_WRITTEN REQUEST_
Retype every line from the start of the data down to and including the line with "1.0, 1.0909, 1.1818];". Skip the pictures.

_DATA SHOWN_
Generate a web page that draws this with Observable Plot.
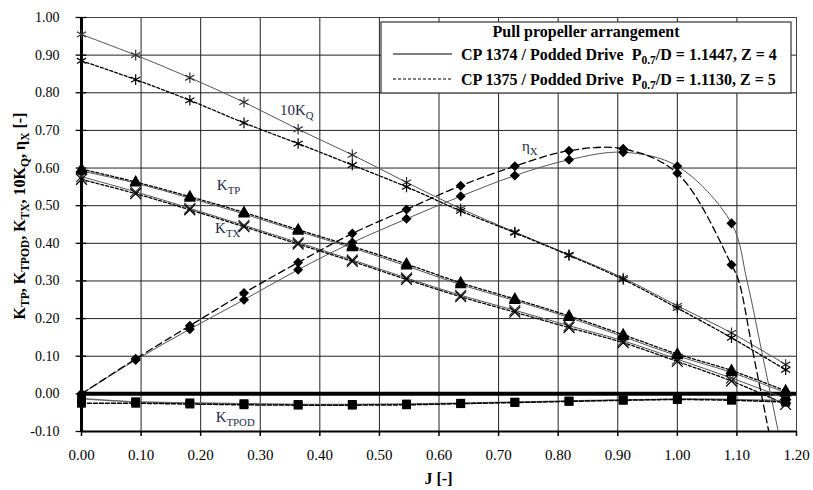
<!DOCTYPE html>
<html><head><meta charset="utf-8">
<script src="https://cdn.jsdelivr.net/npm/d3@7"></script>
<script src="https://cdn.jsdelivr.net/npm/@observablehq/plot@0.6"></script>
<style>
body{margin:0;background:#fff}
#chart{width:813px;height:490px}
svg text{white-space:pre}
</style>
</head><body><div id="chart"></div>
<script>
// Advance coefficient J at the measured points
const J = [0, 0.0909, 0.1818, 0.2727, 0.3636, 0.4545, 0.5455, 0.6364, 0.7273, 0.8182, 0.9091, 1.0, 1.0909, 1.1818];

// CP 1374 (solid) and CP 1375 (dashed)
const kq10_1374 = [0.955, 0.900, 0.840, 0.775, 0.703, 0.635, 0.562, 0.492, 0.430, 0.370, 0.308, 0.234, 0.162, 0.078];
const kq10_1375 = [0.885, 0.835, 0.780, 0.720, 0.665, 0.608, 0.550, 0.486, 0.428, 0.368, 0.304, 0.228, 0.149, 0.064];
const ktp_1374  = [0.592, 0.560, 0.520, 0.478, 0.432, 0.388, 0.340, 0.290, 0.248, 0.203, 0.152, 0.101, 0.057, 0.003];
const ktp_1375  = [0.597, 0.563, 0.524, 0.482, 0.436, 0.392, 0.345, 0.295, 0.252, 0.207, 0.157, 0.106, 0.062, 0.008];
const ktx_1374  = [0.577, 0.537, 0.493, 0.448, 0.402, 0.356, 0.308, 0.262, 0.222, 0.181, 0.141, 0.092, 0.042, -0.012];
const ktx_1375  = [0.570, 0.532, 0.489, 0.444, 0.398, 0.352, 0.304, 0.258, 0.217, 0.176, 0.136, 0.086, 0.034, -0.028];
const ktpod_1374 = [-0.012, -0.021, -0.024, -0.026, -0.028, -0.028, -0.027, -0.025, -0.022, -0.019, -0.016, -0.014, -0.015, -0.018];
const ktpod_1375 = [-0.025, -0.025, -0.027, -0.029, -0.030, -0.030, -0.029, -0.026, -0.023, -0.020, -0.017, -0.015, -0.017, -0.022];
// efficiency (markers up to J = 1.09)
const eta_1374 = [0, 0.090, 0.172, 0.250, 0.330, 0.402, 0.465, 0.525, 0.580, 0.622, 0.642, 0.605, 0.453];
const eta_1375 = [0, 0.093, 0.181, 0.268, 0.349, 0.426, 0.490, 0.553, 0.605, 0.646, 0.651, 0.586, 0.343];
// steep tail of the efficiency trend lines
const etaTailJ_1374 = [1.117, 1.142, 1.172];
const etaTail_1374  = [0.300, 0.110, -0.120];
const etaTailJ_1375 = [1.103, 1.127, 1.156];
const etaTail_1375  = [0.300, 0.110, -0.120];

const xTickLabels = ["0.00","0.10","0.20","0.30","0.40","0.50","0.60","0.70","0.80","0.90","1.00","1.10","1.20"];
const yTickLabels = ["-0.10","0.00","0.10","0.20","0.30","0.40","0.50","0.60","0.70","0.80","0.90","1.00"];
const xTicks = xTickLabels.map(Number);
const yTicks = yTickLabels.map(Number);

const rows = (js, vs) => vs.map((v, i) => ({J: js[i], v}));
const etaLine = (vals, tj, tv) => rows(J, vals).concat(rows(tj, tv));

const solid = {stroke: "#555", strokeWidth: 1};
const dashed = {stroke: "#000", strokeWidth: 1.3, strokeDasharray: "3,2"};
const lineOpts = (o) => ({x: "J", y: "v", curve: "catmull-rom", clip: true, ...o});
const diamond = {x: "J", y: "v", symbol: "square", rotate: 45, r: 4, fill: "#000"};
const FONT = "'Liberation Serif', 'Times New Roman', serif";

const chart = Plot.plot({
  width: 813, height: 490,
  marginLeft: 81, marginRight: 17, marginTop: 17, marginBottom: 59,
  x: {domain: [0, 1.2]},
  y: {domain: [-0.1, 1.0]},
  style: {fontFamily: FONT, fontSize: "14px", color: "#000", background: "#fff"},
  marks: [
    Plot.gridX(xTicks, {stroke: "#222", strokeOpacity: 1, strokeWidth: 1}),
    Plot.gridY(yTicks, {stroke: "#222", strokeOpacity: 1, strokeWidth: 1}),
    Plot.frame({stroke: "#444", strokeWidth: 1}),
    Plot.ruleY([0], {stroke: "#000", strokeWidth: 4}),
    Plot.ruleY([-0.1], {stroke: "#000", strokeWidth: 2}),
    Plot.ruleX([0], {stroke: "#000", strokeWidth: 3}),
    Plot.ruleY(yTicks, {x1: -0.009, x2: 0.009, stroke: "#000", strokeWidth: 1.3}),
    Plot.ruleX(xTicks, {y1: -0.1, y2: -0.113, stroke: "#000", strokeWidth: 1.5}),
    // lines
    Plot.line(rows(J, kq10_1374), lineOpts(solid)),
    Plot.line(rows(J, kq10_1375), lineOpts(dashed)),
    Plot.line(rows(J, ktp_1374), lineOpts(solid)),
    Plot.line(rows(J, ktp_1375), lineOpts(dashed)),
    Plot.line(rows(J, ktx_1374), lineOpts(solid)),
    Plot.line(rows(J, ktx_1375), lineOpts(dashed)),
    Plot.line(rows(J, ktpod_1374), lineOpts({stroke: "#666", strokeWidth: 1.5})),
    Plot.line(rows(J, ktpod_1375), lineOpts({stroke: "#000", strokeWidth: 1.5, strokeDasharray: "4,2"})),
    Plot.line(etaLine(eta_1374, etaTailJ_1374, etaTail_1374), lineOpts(solid)),
    Plot.line(etaLine(eta_1375, etaTailJ_1375, etaTail_1375), lineOpts({stroke: "#000", strokeWidth: 1.3, strokeDasharray: "7,4"})),
    // markers
    Plot.dot(rows(J, kq10_1374), {x: "J", y: "v", symbol: "asterisk", r: 5, stroke: "#333", strokeWidth: 1.2}),
    Plot.dot(rows(J, kq10_1375), {x: "J", y: "v", symbol: "asterisk", r: 5, stroke: "#000", strokeWidth: 1.2}),
    Plot.dot(rows(J, ktx_1374), {x: "J", y: "v", symbol: "times", r: 5, stroke: "#333", strokeWidth: 1.2}),
    Plot.dot(rows(J, ktx_1375), {x: "J", y: "v", symbol: "times", r: 5, stroke: "#000", strokeWidth: 1.2}),
    Plot.dot(rows(J, ktp_1374), {x: "J", y: "v", symbol: "triangle", r: 4.5, fill: "#000"}),
    Plot.dot(rows(J, ktp_1375), {x: "J", y: "v", symbol: "triangle", r: 4.5, fill: "#000"}),
    Plot.dot(rows(J, ktpod_1374), {x: "J", y: "v", symbol: "square", r: 5, fill: "#000"}),
    Plot.dot(rows(J, ktpod_1375), {x: "J", y: "v", symbol: "square", r: 5, fill: "#000"}),
    Plot.dot(rows(J, eta_1374), diamond),
    Plot.dot(rows(J, eta_1375), diamond),
    // axes
    Plot.axisX(xTicks, {tickSize: 0, tickPadding: 18, fontSize: 15, tickFormat: (d, i) => xTickLabels[i], label: null}),
    Plot.axisY(yTicks, {tickSize: 0, tickPadding: 22, fontSize: 14, tickFormat: (d, i) => yTickLabels[i], label: null})
  ]
});
document.getElementById("chart").appendChild(chart);

// Text with subscripts and the legend
const svg = d3.select(chart);
const sx = chart.scale("x"), sy = chart.scale("y");

function richText(g, x, y, parts, opts = {}) {
  const size = opts.size || 14;
  const t = g.append("text").attr("x", x).attr("y", y)
    .attr("font-family", FONT).attr("font-size", size)
    .attr("font-weight", opts.bold ? "bold" : "normal")
    .attr("fill", opts.fill || "#000")
    .attr("text-anchor", opts.anchor || "start");
  if (opts.transform) t.attr("transform", opts.transform);
  let sub = false;
  const sh = Math.round(size * 0.28);
  parts.forEach(([s, isSub]) => {
    const ts = t.append("tspan").text(s);
    if (isSub) {
      ts.attr("font-size", size * 0.72);
      if (!sub) { ts.attr("dy", sh); sub = true; }
    } else if (sub) { ts.attr("dy", -sh); sub = false; }
  });
  return t;
}

const ann = svg.append("g");
const labelColor = "#1f2a44";
const L = {fill: labelColor, size: 15};
richText(ann, sx.apply(0.334), sy.apply(0.74), [["10K"], ["Q", true]], L);
richText(ann, sx.apply(0.74), sy.apply(0.645), [["η"], ["X", true]], L);
richText(ann, sx.apply(0.228), sy.apply(0.54), [["K"], ["TP", true]], L);
richText(ann, sx.apply(0.225), sy.apply(0.425), [["K"], ["TX", true]], L);
richText(ann, sx.apply(0.226), sy.apply(-0.075), [["K"], ["TPOD", true]], L);

// axis titles
richText(ann, (sx.range[0] + sx.range[1]) / 2, 484, [["J [-]"]], {bold: true, anchor: "middle", size: 16});
richText(ann, 0, 0, [["K"], ["TP", true], [", K"], ["TPOD", true], [", K"], ["TX", true], [", 10K"], ["Q", true], [", η"], ["X", true], [" [-]"]],
  {bold: true, anchor: "middle", size: 16, transform: "translate(25,216) rotate(-90)"});

// legend
const lg = svg.append("g");
lg.append("rect").attr("x", 381).attr("y", 22).attr("width", 410).attr("height", 71)
  .attr("fill", "#fff").attr("stroke", "#333").attr("stroke-width", 1.2);
richText(lg, 586, 37, [["Pull propeller arrangement"]], {bold: true, anchor: "middle", size: 16});
lg.append("line").attr("x1", 393).attr("x2", 452).attr("y1", 54).attr("y2", 54).attr("stroke", "#000").attr("stroke-width", 1);
lg.append("line").attr("x1", 393).attr("x2", 452).attr("y1", 79).attr("y2", 79).attr("stroke", "#000").attr("stroke-width", 1).attr("stroke-dasharray", "3,2");
richText(lg, 461, 60, [["CP 1374 / Podded Drive  P"], ["0.7", true], ["/D = 1.1447, Z = 4"]], {bold: true, size: 16});
richText(lg, 461, 85, [["CP 1375 / Podded Drive  P"], ["0.7", true], ["/D = 1.1130, Z = 5"]], {bold: true, size: 16});
</script>
</body></html>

_EXERCISE RESPONSE_
Generate a web page that draws this with Observable Plot.
<!DOCTYPE html>
<html><head><meta charset="utf-8">
<script src="https://cdn.jsdelivr.net/npm/d3@7"></script>
<script src="https://cdn.jsdelivr.net/npm/@observablehq/plot@0.6"></script>
<style>
body{margin:0;background:#fff}
#chart{width:813px;height:490px}
svg text{white-space:pre}
</style>
</head><body><div id="chart"></div>
<script>
// Advance coefficient J at the measured points
const J = [0, 0.0909, 0.1818, 0.2727, 0.3636, 0.4545, 0.5455, 0.6364, 0.7273, 0.8182, 0.9091, 1.0, 1.0909, 1.1818];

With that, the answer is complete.